§ WRITTEN EXERCISE: Shown below is a listing with pictures; reproduce exactly, and only, the lines between the ones containing "Convert this chart to Bokeh code." and "ends = fr[1:] * 2 * np.pi", inclusive, leaving the pictures out.

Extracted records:

---------------

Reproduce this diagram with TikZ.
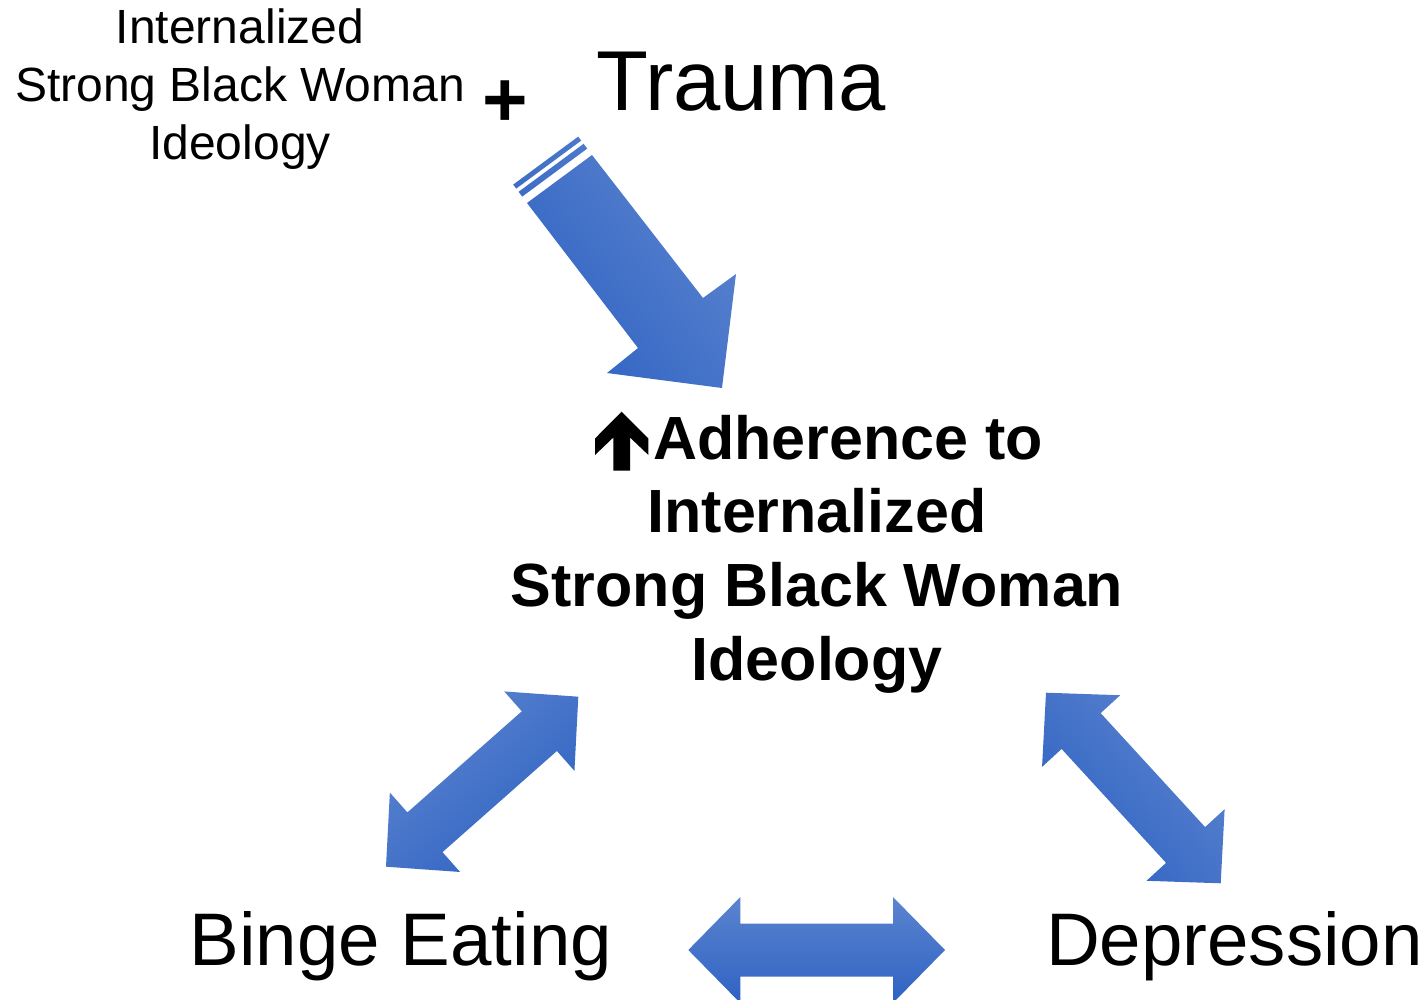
\documentclass[tikz,border=0pt]{standalone}
\usepackage{fontspec}
\setmainfont{Liberation Sans}
\usetikzlibrary{calc}
\definecolor{arrowlight}{RGB}{92,132,207}
\definecolor{arrowdark}{RGB}{46,98,194}

% Block double-headed arrow between two tip coordinates:
% #1, #2 = tips, #3 = shading angle (light side on top before rotation)
\newcommand\twowayarrow[3]{%
  \path ($(#1)!52pt!(#2)$) coordinate (hA)
        ($(#2)!52pt!(#1)$) coordinate (hB);
  \shade[arrowshade, shading angle=#3] (#1)
    -- ($(hA)!53pt!90:(#2)$)   -- ($(hA)!26.5pt!90:(#2)$)
    -- ($(hB)!26.5pt!-90:(#1)$) -- ($(hB)!53pt!-90:(#1)$)
    -- (#2)
    -- ($(hB)!53pt!90:(#1)$)   -- ($(hB)!26.5pt!90:(#1)$)
    -- ($(hA)!26.5pt!-90:(#2)$) -- ($(hA)!53pt!-90:(#2)$)
    -- cycle;
}

\begin{document}
\begin{tikzpicture}[x=1pt,y=-1pt,
  txt/.style={inner sep=0pt, outer sep=0pt, text=black},
  arrowshade/.style={top color=arrowlight, bottom color=arrowdark, draw=none},
]
\useasboundingbox (0,0) rectangle (1427,999);

% ---- labels (base anchor = baseline of the last line) ----
\node[txt, anchor=base, align=center, font=\fontsize{48}{58}\selectfont]
  (sbw) at (240,159) {Internalized\\Strong Black Woman\\Ideology};
\node[txt, anchor=base, font=\bfseries\fontsize{78}{78}\selectfont]
  (plus) at (505.5,126.8) {+};
\node[txt, anchor=base west, font=\fontsize{85}{85}\selectfont]
  (trauma) at (596.3,110) {Trauma};
\node[txt, anchor=base, align=center, font=\bfseries\fontsize{61}{73.7}\selectfont]
  (adh) at (817,680.1) {\hspace*{62pt}Adherence to\\Internalized\\Strong Black Woman\\Ideology};
\node[txt, anchor=base west, font=\fontsize{74.5}{74.5}\selectfont]
  (binge) at (189.6,965) {Binge Eating};
\node[txt, anchor=base west, font=\fontsize{74.5}{74.5}\selectfont]
  (dep) at (1046,965) {Depression};

% up arrow in front of "Adherence to"
\fill[black] (621.7,411.7) -- (648.4,438.5) -- (648.4,455) -- (630,437.5)
  -- (630,470.5) -- (613.3,470.5) -- (613.3,437.5) -- (595,455)
  -- (595,438.5) -- cycle;

% ---- arrow tips ----
\coordinate (ttip) at (722,388);
\coordinate (bl1) at (578.3,696.7);  \coordinate (bl2) at (386,866.7);
\coordinate (br1) at (1046,692.7);   \coordinate (br2) at (1220.7,883.3);
\coordinate (bh1) at (688.3,950);    \coordinate (bh2) at (945,950);

\begin{scope}
  \clip (0,0) rectangle (1427,999);
  % striped arrow from the top pair into the central statement
  \shade[arrowshade, shading angle=-53]
    (527,203) -- (592,155) -- (703,298) -- (736,274) -- (ttip)
      -- (607,373) -- (638,348) -- cycle
    (522.2,196.6) -- (587.2,148.6) -- (583.6,143.8) -- (518.6,191.8) -- cycle
    (516.2,188.6) -- (581.2,140.6) -- (578.2,136.6) -- (513.2,184.6) -- cycle;
  % two-way links
  \twowayarrow{bl1}{bl2}{41.5}
  \twowayarrow{br1}{br2}{-47.5}
  \twowayarrow{bh1}{bh2}{0}
\end{scope}
\end{tikzpicture}
\end{document}
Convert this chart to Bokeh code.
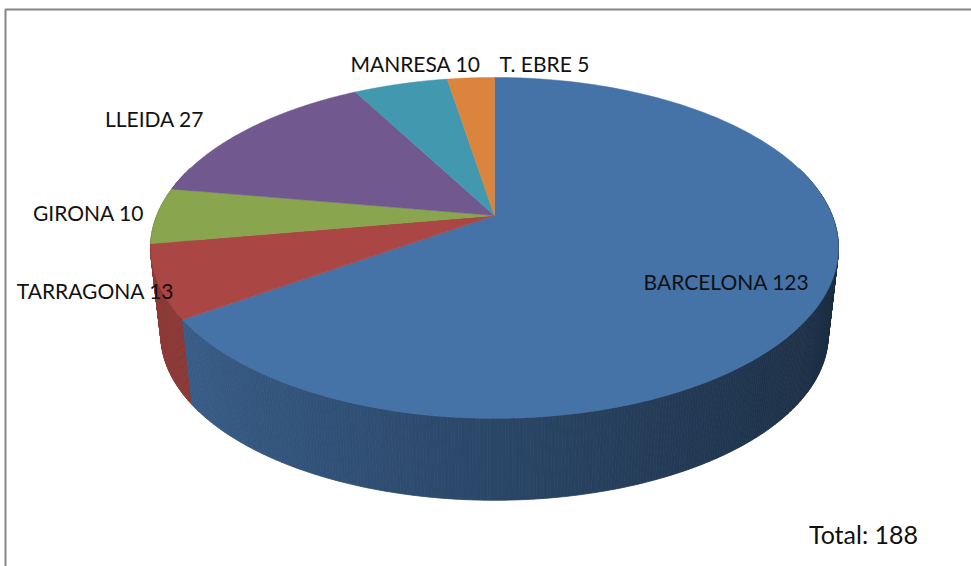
import numpy as np
from bokeh.plotting import figure
from bokeh.models import Range1d, ColumnDataSource
from bokeh.embed import file_html
from bokeh.resources import INLINE
from bokeh.core.properties import value

# ---- data ----
categories = ["BARCELONA", "TARRAGONA", "GIRONA", "LLEIDA", "MANRESA", "T. EBRE"]
values = [123, 13, 10, 27, 10, 5]
colors = ["#4572A7", "#AA4643", "#89A54E", "#71588F", "#4198AF", "#DB843D"]

# ---- layout (label anchors: centre x, baseline y, in pixels) ----
label_x = [726, 95, 88, 154, 415, 544]
label_y = [281, 290, 212, 118, 63, 63]
total_pos = (863, 533)

W, H = 971, 566
p = figure(width=W, height=H, x_range=Range1d(0, W), y_range=Range1d(H, 0),
           output_backend="svg", toolbar_location=None, min_border=0)
p.axis.visible = False
p.grid.visible = False
p.outline_line_color = None
p.background_fill_color = "white"

# projection of the tilted disc
cx, cy = 494.0, 215.0
a, b, k = 337.7, 164.3, -0.19
s_bot, cy_bot = 0.97, 303.0


def top_pt(theta, r=1.0):
    u, v = np.sin(theta), -np.cos(theta)
    den = 1 + k * r * v
    return cx + a * r * u / den, cy + b * r * v / den


def bot_pt(theta):
    x, y = top_pt(theta)
    return cx + s_bot * (x - cx), cy_bot + s_bot * (y - cy)


def shade(hexcol, f):
    h = hexcol.lstrip("#")
    rgb = [int(h[i:i + 2], 16) for i in (0, 2, 4)]
    return "#%02x%02x%02x" % tuple(max(0, min(255, int(c * f))) for c in rgb)


total = sum(values)
fr = np.cumsum([0] + values) / total
starts = fr[:-1] * 2 * np.pi
ends = fr[1:] * 2 * np.pi

# side walls
walls = []
for i in range(len(values)):
    n = max(4, int((ends[i] - starts[i]) / (2 * np.pi) * 720))
    th = np.linspace(starts[i], ends[i], n + 1)
    for j in range(n):
        t0, t1 = th[j], th[j + 1]
        tm = 0.5 * (t0 + t1)
        u, v = np.sin(tm), -np.cos(tm)
        if v < -0.3:
            continue
        x0, y0 = top_pt(t0)
        x1, y1 = top_pt(t1)
        bx1, by1 = bot_pt(t1)
        bx0, by0 = bot_pt(t0)
        col = shade(colors[i], 0.62 - 0.23 * u)
        walls.append((v, [x0, x1, bx1, bx0], [y0, y1, by1, by0], col))
walls.sort(key=lambda w: w[0])
wsrc = ColumnDataSource(dict(xs=[w[1] for w in walls], ys=[w[2] for w in walls],
                             c=[w[3] for w in walls]))
p.patches("xs", "ys", source=wsrc, fill_color="c", line_color="c", line_width=0.8)

# top faces
txs, tys = [], []
for i in range(len(values)):
    th = np.linspace(starts[i], ends[i], 200)
    pts = [top_pt(t) for t in th]
    txs.append([cx] + [q[0] for q in pts])
    tys.append([cy] + [q[1] for q in pts])
p.patches(txs, tys, fill_color=colors, line_color=colors, line_width=0.5)

# frame
p.line([5, 5, 990], [590, 9, 9], line_color="#868686", line_width=2)

# labels
texts = [f"{c} {v}" for c, v in zip(categories, values)]
p.text(x=label_x, y=label_y, text=texts, text_align="center", text_baseline="alphabetic",
       text_font=value("Lato"), text_font_size="21px", text_color="#111111")
p.text(x=[total_pos[0]], y=[total_pos[1]], text=[f"Total: {total}"], text_align="center",
       text_baseline="alphabetic", text_font=value("Lato"), text_font_size="25px",
       text_color="#111111")

open("out.html", "w").write(file_html(p, INLINE))
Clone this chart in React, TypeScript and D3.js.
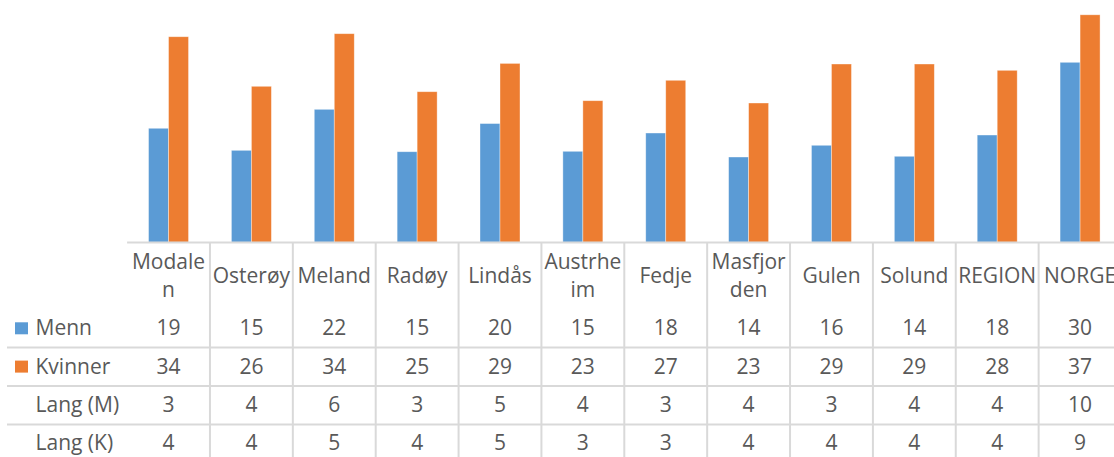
import React from "react";
import * as d3 from "d3";

const categories = ["Modalen", "Osterøy", "Meland", "Radøy", "Lindås", "Austrheim", "Fedje", "Masfjorden", "Gulen", "Solund", "REGION", "NORGE"];
const categoryLines = [["Modale", "n"], ["Osterøy"], ["Meland"], ["Radøy"], ["Lindås"], ["Austrhe", "im"], ["Fedje"], ["Masfjor", "den"], ["Gulen"], ["Solund"], ["REGION"], ["NORGE"]];
const series = ["Menn", "Kvinner"];
const menn = [18.77, 15.14, 21.89, 14.91, 19.55, 14.98, 17.99, 14.04, 15.97, 14.16, 17.66, 29.63];
const kvinner = [33.84, 25.68, 34.34, 24.79, 29.45, 23.31, 26.67, 22.93, 29.35, 29.35, 28.31, 37.45];
const langM = [3, 4, 6, 3, 5, 4, 3, 4, 3, 4, 4, 10];
const langK = [4, 4, 5, 4, 5, 3, 3, 4, 4, 4, 4, 9];
const colors = ["#5B9BD5", "#ED7D31"];

const W = 1114;
const H = 457;
const FONT = "'Open Sans', sans-serif";
const TEXT = "#595959";
const GRID = "#d9d9d9";

export default function App() {
  const x = d3.scaleBand<string>().domain(categories).range([127.1, 1121.5]).padding(0);
  const inner = d3.scaleBand<string>().domain(series).range([0, x.bandwidth()]).paddingInner(0).paddingOuter(1.072);
  const y = d3.scaleLinear().domain([0, 40]).range([242.3, -0.7]);
  const baseY = y(0);

  const rows = [
    { label: "Menn", values: menn.map((v) => Math.round(v)), color: colors[0], baseline: 335.3 },
    { label: "Kvinner", values: kvinner.map((v) => Math.round(v)), color: colors[1], baseline: 373.6 },
    { label: "Lang (M)", values: langM, color: null, baseline: 411.9 },
    { label: "Lang (K)", values: langK, color: null, baseline: 450.2 },
  ];
  const rowLines = [347.5, 386, 424.5];
  const seriesData = [menn, kvinner];

  return (
    <>
      <style>{`body{margin:0}`}</style>
      <svg width={W} height={H} style={{ display: "block", background: "#fff" }}>
        {/* bars */}
        {categories.map((c, i) => (
          <g key={c} transform={`translate(${x(c)},0)`}>
            {series.map((s, j) => {
              const v = seriesData[j][i];
              return (
                <rect
                  key={s}
                  x={inner(s)}
                  y={y(v)}
                  width={inner.bandwidth()}
                  height={baseY - y(v)}
                  fill={colors[j]}
                  stroke="#ffffff"
                  strokeOpacity={0.5}
                  strokeWidth={0.75}
                />
              );
            })}
          </g>
        ))}
        {/* axis line */}
        <line x1={127.1} x2={W} y1={242.5} y2={242.5} stroke={GRID} strokeWidth={2} />
        {/* vertical table lines */}
        {categories.slice(1).map((c) => (
          <line key={c} x1={x(c)} x2={x(c)} y1={242.5} y2={H} stroke={GRID} strokeWidth={2} />
        ))}
        {/* row lines */}
        {rowLines.map((ly) => (
          <line key={ly} x1={7} x2={W} y1={ly} y2={ly} stroke={GRID} strokeWidth={2} />
        ))}
        {/* header labels */}
        {categories.map((c, i) => {
          const lines = categoryLines[i];
          const lh = 28.4;
          const first = 283 - ((lines.length - 1) * lh) / 2;
          return (
            <text key={c} x={x(c)! + x.bandwidth() / 2} textAnchor="middle" fontFamily={FONT} fontSize={21} fill={TEXT}>
              {lines.map((l, k) => (
                <tspan key={k} x={x(c)! + x.bandwidth() / 2} y={first + k * lh}>
                  {l}
                </tspan>
              ))}
            </text>
          );
        })}
        {/* rows */}
        {rows.map((r) => (
          <g key={r.label}>
            {r.color && <rect x={15} y={r.baseline - 13} width={13} height={12} fill={r.color} />}
            <text x={35.5} y={r.baseline} fontFamily={FONT} fontSize={21} fill={TEXT}>
              {r.label}
            </text>
            {r.values.map((v, i) => (
              <text key={i} x={x(categories[i])! + x.bandwidth() / 2} y={r.baseline} textAnchor="middle" fontFamily={FONT} fontSize={21} fill={TEXT}>
                {v}
              </text>
            ))}
          </g>
        ))}
      </svg>
    </>
  );
}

---------------

§ THE OUTPUT:
Convert this chart to Bokeh code.
import numpy as np
from bokeh.plotting import figure
from bokeh.models import Range1d, ColumnDataSource
from bokeh.embed import file_html
from bokeh.resources import INLINE
from bokeh.core.properties import value

# ---- data ----
categories = ["BARCELONA", "TARRAGONA", "GIRONA", "LLEIDA", "MANRESA", "T. EBRE"]
values = [123, 13, 10, 27, 10, 5]
colors = ["#4572A7", "#AA4643", "#89A54E", "#71588F", "#4198AF", "#DB843D"]

# ---- layout (label anchors: centre x, baseline y, in pixels) ----
label_x = [726, 95, 88, 154, 415, 544]
label_y = [281, 290, 212, 118, 63, 63]
total_pos = (863, 533)

W, H = 971, 566
p = figure(width=W, height=H, x_range=Range1d(0, W), y_range=Range1d(H, 0),
           output_backend="svg", toolbar_location=None, min_border=0)
p.axis.visible = False
p.grid.visible = False
p.outline_line_color = None
p.background_fill_color = "white"

# projection of the tilted disc
cx, cy = 494.0, 215.0
a, b, k = 337.7, 164.3, -0.19
s_bot, cy_bot = 0.97, 303.0


def top_pt(theta, r=1.0):
    u, v = np.sin(theta), -np.cos(theta)
    den = 1 + k * r * v
    return cx + a * r * u / den, cy + b * r * v / den


def bot_pt(theta):
    x, y = top_pt(theta)
    return cx + s_bot * (x - cx), cy_bot + s_bot * (y - cy)


def shade(hexcol, f):
    h = hexcol.lstrip("#")
    rgb = [int(h[i:i + 2], 16) for i in (0, 2, 4)]
    return "#%02x%02x%02x" % tuple(max(0, min(255, int(c * f))) for c in rgb)


total = sum(values)
fr = np.cumsum([0] + values) / total
starts = fr[:-1] * 2 * np.pi
ends = fr[1:] * 2 * np.pi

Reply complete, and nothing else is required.